Il s’est rendu auprès d’un Lama qui lui a dit : C’est une grande chance que tu as eue de devenir aveugle, car lorsque tu avais la vue, tu aimais tuer beaucoup d’êtres ; ne plus voir te permet de ne plus tuer d’êtres. Malgré tout, ce serait bien que tu récites des mantras, si tu en récitais cent millions, tu aurais peut-être la possibilité de voir un peu – pas totalement, mais un peu quand même.

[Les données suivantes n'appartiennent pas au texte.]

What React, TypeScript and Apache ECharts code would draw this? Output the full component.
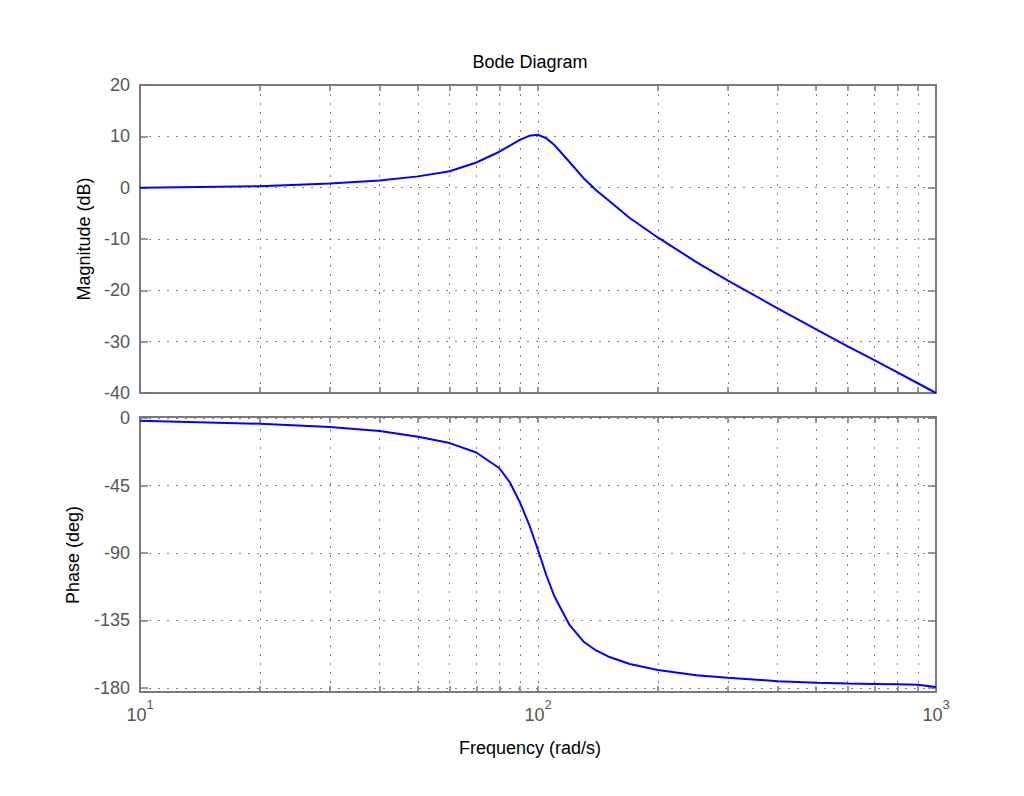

Cet homme jusque-là ne connaissait ni les divinités, ni la méditation, il ne commettait auparavant que des actes négatifs. Mais malgré tout, il se mit à réciter. Nous l’entendions, il n’était pas très loin et récitait fort, accumulant ses mantras. Il a fini par voir, pas très bien, mais il pouvait se déplacer seul, il voyait des ombres. Puis il a dit à sa fille : J’ai fait un drôle de rêve et je pense que je vais bientôt mourir. Kountouzangpo est venu, il s’est présenté, il m’a pris la main et m’a dit qu’il me faudra le suivre quand il reviendra. Je ne sais pas ce que cela veut dire mais peut-être que cela annonce ma mort.

Peu de temps après, effectivement, le moment de sa mort est arrivé.

Il a eu un peu peur, mais il s’est dit : Pourtant Kountouzangpo m’a bien dit qu’il fallait que je le suive.

À ce moment-là, sa fille lui a juste pris un peu la main et il est mort.

C’est magnifique, n’est-ce pas ? Cela montre la bénédiction du Dharma, et pourtant cet homme ne savait absolument pas ce que signifiait tout cela.

Il est bien d’avoir une compréhension intellectuelle, et pour cela les cerveaux occidentaux fonctionnent bien, mais il faut aussi et surtout avoir de la confiance, de la foi dont vous manquez peut-être un peu. Il faut de la confiance dans la récitation des mantras, pour recevoir la grâce des Bouddhas.

Sur la représentation, Kurukulle écrase un être humain, cela symbolise le fait qu’elle dompte, qu’elle discipline tous les démons, qu’elle vainc tous les obstacles, lesquels ont la forme d’un être humain. À la fin de la pratique de Kurukulle , nous récitons la prière GUE OUA.., concernant la vertu de la pratique elle-même, et celle que nous avons pu obtenir par cette pratique :

Puissent, à travers elle, tous les êtres, sans exception, atteindre cet état de Kurukulle.